The fallacy of straight-line projections
On S-curves, fire departments, and the mistake that often clouds our judgment looking both forwards and backwards
An often-cited logical error is the linear projection fallacy, which happens when people assume that the future will look like a straight-line leap forward from the present. Rarely, if ever, is this true. Things change in fits and starts, growth starts out exponentially before leveling out in an S-curve, or some external variable changes the dynamics of what was being forecast.
■ The wise remain alert to the tendency we all have to stumble into this fallacy. But for all our shortcomings looking forward, we are often even worse at looking backwards. It’s difficult to contextualize backwards except in broad brushstrokes, but the effects can be awfully misleading.
■ We paint a historical portrait of Benjamin Franklin that depicts a Founding Father who had all of the big ideas sorted out. And he was, no doubt, an ingenious organizer. But we often lack a sense of scale.

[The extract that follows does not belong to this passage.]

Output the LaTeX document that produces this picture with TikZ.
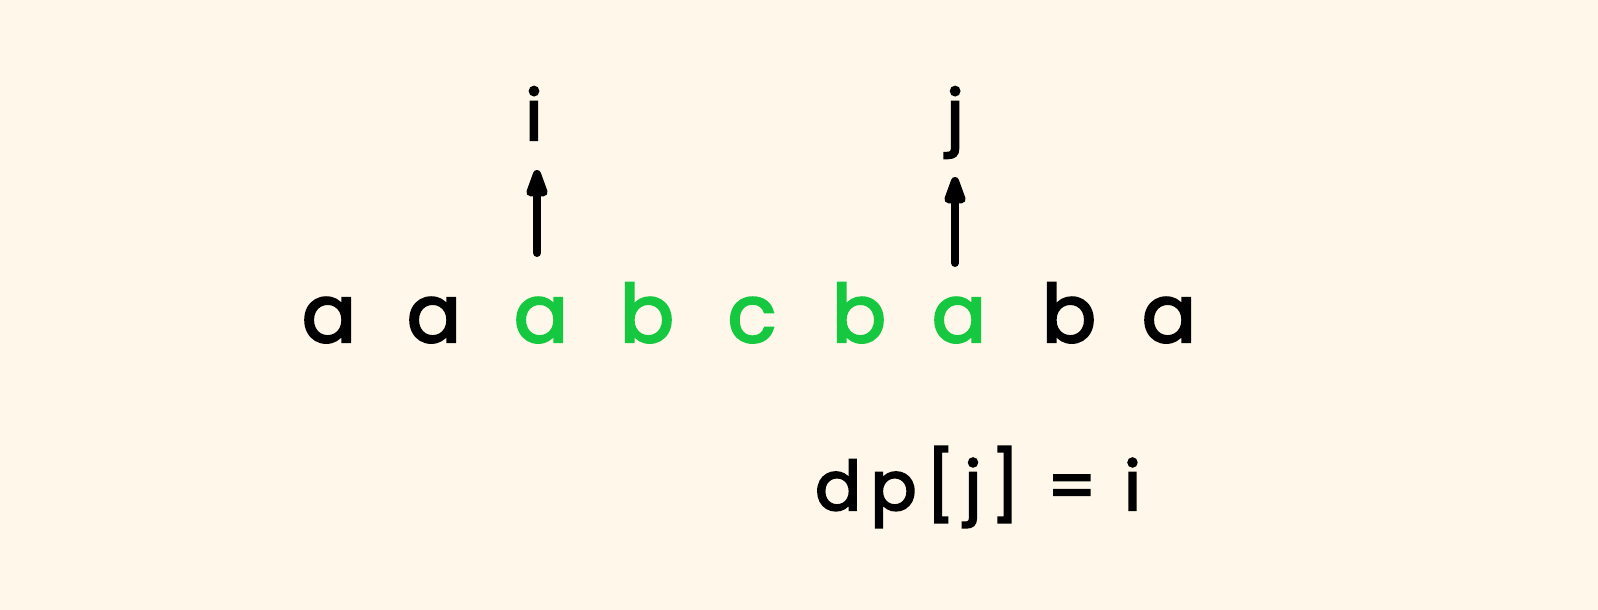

■ Franklin was a citizen working on a level well within reach of us today. Many of his creations of great civic renown were improvements to his beloved city of Philadelphia. He was a major innovating force for the public library (the Library Company of Philadelphia), the fire department (the Union Fire Co.), and the humble city sewer and street-sweeping agency.
■ Philly may have been America’s biggest city at the time, but it wasn’t big by any objective measure today. When it was overtaken by New York City in the 1790 Census, Philadelphia had 28,522 residents -- a completely unremarkable figure, when compared to literally more than a thousand cities of the same size in America today. About half of all Americans live today in places at least as big as Franklin’s Philadelphia.
■ This should tell us that great improvements in municipal living are well within reach. We shouldn’t be daunted by issues of resources, technology, or scale: If Franklin could innovate under 1700s-era limitations (no electric light, for one thing, and an inflation-adjusted GDP per capita of about $2,500), in a town with fewer than 30,000 residents, then very little stands between him and us that can’t be easily overcome with imagination and drive.